Rezension

Augen-auf-Momente und Merk-ich-mir-Sätze

Welt, warte! -

Welt, warte!
von Anna Schlutter

Bewertet mit 5 Sternen

Gerade erfuhr Brie, dass ein Asteroid mit der Erde kollidieren wird. Während Vater, Mutter und große Schwester gehörig die Nerven verlieren, muss die 12-Jährige das erst einmal verdauen; lebt erst einmal einfach weiter. Doch als sie mit ihrem besten Freund Henry den Dachboden der Nachbarin entrümpelt, entdeckt sie ein altes Plakat. Das Gedanken an Parallelwelten weckt. Die Hoffnung auf einen Ausweg aus dem drohenden Weltuntergang.

Gemeinsam machen sich Brie und Henry auf die Suche nach dem Eingang in eine Welt, die nicht zerstört werden wird. Sie begegnen auf ihren Expeditionen inspirierenden Menschen; aber auch herzlosen. Und sie erleben unglaubliche Abenteuer. Fast, wie nicht von dieser Welt.

Voller einfallsreicher, weiser und mutiger Ideen

Als Chef (10) und Vizechef (7) den Titel hörten, war klar, was wir als nächstes zusammen lesen würden. Ein Kinderbuch zum Thema Weltuntergang? Kann das sein? Die Kinder waren Feuer und Flamme. Und „Welt, warte! Zumindest, bis Henry und ich eine andere finden.“ enttäuschte uns nicht. Voller einfallsreicher, weiser und mutiger Ideen, überraschte mich der Endzeitroman für Menschen ab zehn Jahren mit Originalität, Kinderklugheit und Lebensmut.

Ich liebe wirklich alles an diesem Buch! Die furchtlose, optimistische Protagonistin. Den umsichtigen, liebenswerten, hinter die Dinge blickenden Henry. Die irrational und doch nachvollziehbar handelnden, Rollenklischees wiedersprechenden Erwachsenen. Die löwenstarke, zielorientierte Schwester. Den überraschend plazierten Mathelehrer und den menschlichen Geistlichen, der mich nach Ewigkeiten mal wieder zum Mirabellenschnapps greifen lies. Ich liebte Haus und Dachboden und Hund von Frau Alba, sowie die alte Dame selbst. Genauso wie Monsieur Maison mit seiner Katze in seinem ganz speziellem Reich. Gedanklich, wie örtlich. Die Enten, die anderen Kinder; anwesende und abwesende Eltern; Teenager, Klassenrivalen, Fremde.

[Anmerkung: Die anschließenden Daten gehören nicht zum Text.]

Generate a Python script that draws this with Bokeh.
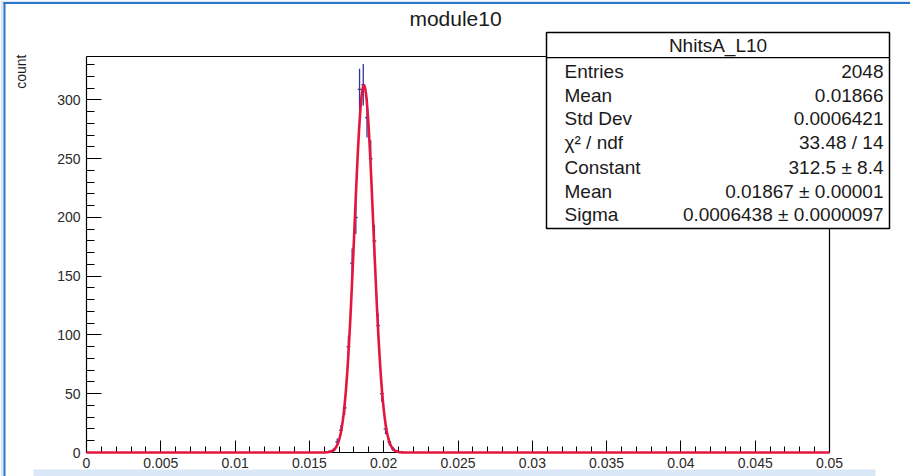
import numpy as np
from bokeh.plotting import figure
from bokeh.models import (Range1d, FixedTicker, BoxAnnotation, Label,
                          ColumnDataSource, CustomJSTickFormatter, LinearAxis)
from bokeh.embed import file_html
from bokeh.resources import INLINE

# ---------------------------------------------------------------
# Histogram NhitsA_L10: 200 bins on [0, 0.05], only non-empty bins
# ---------------------------------------------------------------
bin_width = 0.00025
bin_centers = [0.016375, 0.016625, 0.016875, 0.017125, 0.017375, 0.017625,
               0.017875, 0.018125, 0.018375, 0.018625, 0.018875, 0.019125,
               0.019375, 0.019625, 0.019875, 0.020125, 0.020375, 0.020625,
               0.020875]
bin_counts = [1, 2, 9, 19, 38, 90, 161, 200, 309, 313, 285, 250, 180, 108,
              50, 20, 9, 3, 1]

# Gaussian fit result
fit_constant = 312.5
fit_mean = 0.01867
fit_sigma = 0.0006438

plot_title = "module10"
hist_name = "NhitsA_L10"
y_title = "count"
stat_names = ["Entries", "Mean", "Std Dev", "\u03c7\u00b2 / ndf", "Constant",
              "Mean", "Sigma"]
stat_values = ["2048", "0.01866", "0.0006421", "33.48 / 14",
               "312.5 \u00b1 8.4", "0.01867 \u00b1 0.00001",
               "0.0006438 \u00b1 0.0000097"]

x_lo, x_hi = 0.0, 0.05
y_lo, y_hi = 0.0, 337.0
x_ticks = [0, 0.005, 0.01, 0.015, 0.02, 0.025, 0.03, 0.035, 0.04, 0.045, 0.05]
x_tick_labels = ["0", "0.005", "0.01", "0.015", "0.02", "0.025", "0.03",
                 "0.035", "0.04", "0.045", "0.05"]
y_ticks = [0, 50, 100, 150, 200, 250, 300]
y_tick_labels = ["0", "50", "100", "150", "200", "250", "300"]

# ---------------------------------------------------------------
# The Bokeh frame spans the whole canvas; the histogram pad sits
# inside it at these pixel edges, so the ranges are widened to suit.
# ---------------------------------------------------------------
W, H = 910, 476
PAD_L, PAD_R, PAD_T, PAD_B = 86, 829, 56, 452
FONT = "Liberation Sans"
INK = "#1a1a1a"

sx = (x_hi - x_lo) / (PAD_R - PAD_L)
sy = (y_hi - y_lo) / (PAD_B - PAD_T)
x_range = Range1d(x_lo - PAD_L * sx, x_hi + (W - PAD_R) * sx)
y_range = Range1d(y_lo - (H - PAD_B) * sy, y_hi + PAD_T * sy)

p = figure(width=W, height=H, title=None, x_range=x_range, y_range=y_range,
           min_border=0, x_axis_type=None, y_axis_type=None,
           output_backend="svg", toolbar_location=None)
p.background_fill_color = "white"
p.border_fill_color = "white"
p.outline_line_color = None
p.grid.visible = False

label_js = """
for (let i = 0; i < tick_values.length; i++) {
    if (Math.abs(tick - tick_values[i]) < 1e-9) { return tick_texts[i]; }
}
return "";
"""

xa = LinearAxis(fixed_location=y_lo, bounds=(x_lo, x_hi),
                ticker=FixedTicker(ticks=x_ticks,
                                   minor_ticks=[i * 0.001 for i in range(51)]),
                formatter=CustomJSTickFormatter(
                    args=dict(tick_values=x_ticks, tick_texts=x_tick_labels),
                    code=label_js))
ya = LinearAxis(fixed_location=x_lo, bounds=(y_lo, y_hi),
                ticker=FixedTicker(ticks=y_ticks,
                                   minor_ticks=list(range(0, 337, 10))),
                formatter=CustomJSTickFormatter(
                    args=dict(tick_values=y_ticks, tick_texts=y_tick_labels),
                    code=label_js))
p.add_layout(xa, "below")
p.add_layout(ya, "left")

for ax in (xa, ya):
    ax.axis_line_color = "black"
    ax.axis_line_width = 1.2
    ax.major_tick_line_color = "black"
    ax.minor_tick_line_color = "black"
    ax.major_tick_out = 0
    ax.minor_tick_out = 0
    ax.major_label_text_font = FONT
    ax.major_label_text_font_size = "14px"
    ax.major_label_text_color = "#2a2a2a"
xa.major_tick_in = 12
xa.minor_tick_in = 6
ya.major_tick_in = 15
ya.minor_tick_in = 8
xa.major_label_standoff = 5
ya.major_label_standoff = 6

# top and right edges of the pad (no ticks)
for side, loc, bnds in (("above", y_hi, (x_lo, x_hi)),
                        ("right", x_hi, (y_lo, y_hi))):
    edge = LinearAxis(fixed_location=loc, bounds=bnds,
                      ticker=FixedTicker(ticks=[]),
                      major_label_text_font_size="0px",
                      major_tick_line_color=None, minor_tick_line_color=None,
                      axis_line_color="black", axis_line_width=1.2)
    p.add_layout(edge, side)

# error bars of the histogram (ROOT "E" style)
cx = np.array(bin_centers)
cy = np.array(bin_counts, dtype=float)
err = np.sqrt(cy)
src = ColumnDataSource(dict(x=cx, y=cy, lo=cy - err, hi=cy + err,
                            left=cx - bin_width / 2, right=cx + bin_width / 2))
p.segment(x0="x", y0="lo", x1="x", y1="hi", source=src,
          line_color="#333399", line_width=1.3, level="overlay")
p.segment(x0="left", y0="y", x1="right", y1="y", source=src,
          line_color="#333399", line_width=1.3, level="overlay")

# fitted gaussian drawn over the full axis range
xf = np.linspace(x_lo, x_hi, 1001)
yf = fit_constant * np.exp(-0.5 * ((xf - fit_mean) / fit_sigma) ** 2)
p.line(xf, yf, line_color="#e3173e", line_width=2.6, level="overlay")


# ---------------------------------------------------------------
# canvas decorations (pixel positions from the top-left corner)
# ---------------------------------------------------------------
def box(x0, y0, x1, y1, **kw):
    kw.setdefault("fill_alpha", 1)
    kw.setdefault("line_alpha", 1)
    p.add_layout(BoxAnnotation(
        left=x0, right=x1, top=y0, bottom=y1,
        left_units="canvas", right_units="canvas",
        top_units="canvas", bottom_units="canvas", **kw))


def text(x, y, s, size, align="left", baseline="middle", angle=0.0,
         color=INK):
    p.add_layout(Label(x=x, y=y, x_units="canvas", y_units="canvas",
                       text=s, text_font=FONT, text_font_size=f"{size}px",
                       text_align=align, text_baseline=baseline, angle=angle,
                       text_color=color))


LIGHT = "#dae7f7"
BLUE = "#2a74cc"
box(0, 0, W, 1.5, fill_color=LIGHT, line_color=None)
box(0, 0, 3, H, fill_color=LIGHT, line_color=None)
box(3, 1.5, W, 3.5, fill_color=BLUE, line_color=None)
box(3, 1.5, 5, H, fill_color=BLUE, line_color=None)
box(33, 469, 875, H, fill_color=LIGHT, line_color=None)

text(455, 18, plot_title, 21, align="center")
text(20, 54, y_title, 14, align="right", angle=np.pi / 2)

SB_L, SB_R, SB_T, SB_B = 546, 889, 32, 228
box(SB_L, SB_T, SB_R, SB_B, fill_color="white",
    line_color="black", line_width=1.5)
box(SB_L, 56.4, SB_R, 57.8, fill_color="black", line_color=None)
text((SB_L + SB_R) / 2, 45, hist_name, 19, align="center")
row_y = [71, 95, 118, 142, 167, 191, 214]
for yy, name, val in zip(row_y, stat_names, stat_values):
    text(564, yy, name, 19)
    text(883, yy, val, 19, align="right")

open("out.html", "w").write(file_html(p, INLINE))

Überraschende Wendungen, kluge Worte, allumfassende Weisheiten – „Welt warte!“ quillt über vor Augen-auf-Momenten und Merk-ich-mir-Sätzen. Ist magisch und realistisch; wonnig und gruselig. Manchmal echt hart und unheimlich. Schreckt auch vor Waffengewalt, Schimpfwörtern und emotionaler Grausamkeit nicht zurück. Geht über Grenzen. Rutscht ins Glück.

Inspiriert, rüttelt, schüttelt und schreckt auf

Dabei ist nichts einfach. Nichts selbsterklärend. Das Leben ist halt nicht selbsterklärend und schon gar nicht einfach. Die Lesenden dürfen sich selbst ihre Gedanken machen. So diskutierten meine Jungs nach jeder Episode, was wir da gerade erlebten. Ob wir in einer Parallelwelt waren. Oder doch nur die Fantasie mit Brie durch geht. Warum die Menschen so sind, wie sind. Und natürlich: Ob die Welt wirklich untergehen wird. Diese Diskussion endete auch nicht, als wir mit der Geschichte durch waren. Beschäftigt uns noch immer.

„Welt warte!“ inspiriert, rüttelt und schüttelt – schreckt auf und schreit uns zu: Nutzt den Tag! Schaut hin, seht die Magie. Wofür ich eine sehr, sehr deutliche und laute Leseempfehlung ausspreche. Die Welt wartet bestimmt, bis Ihr es gelesen habt.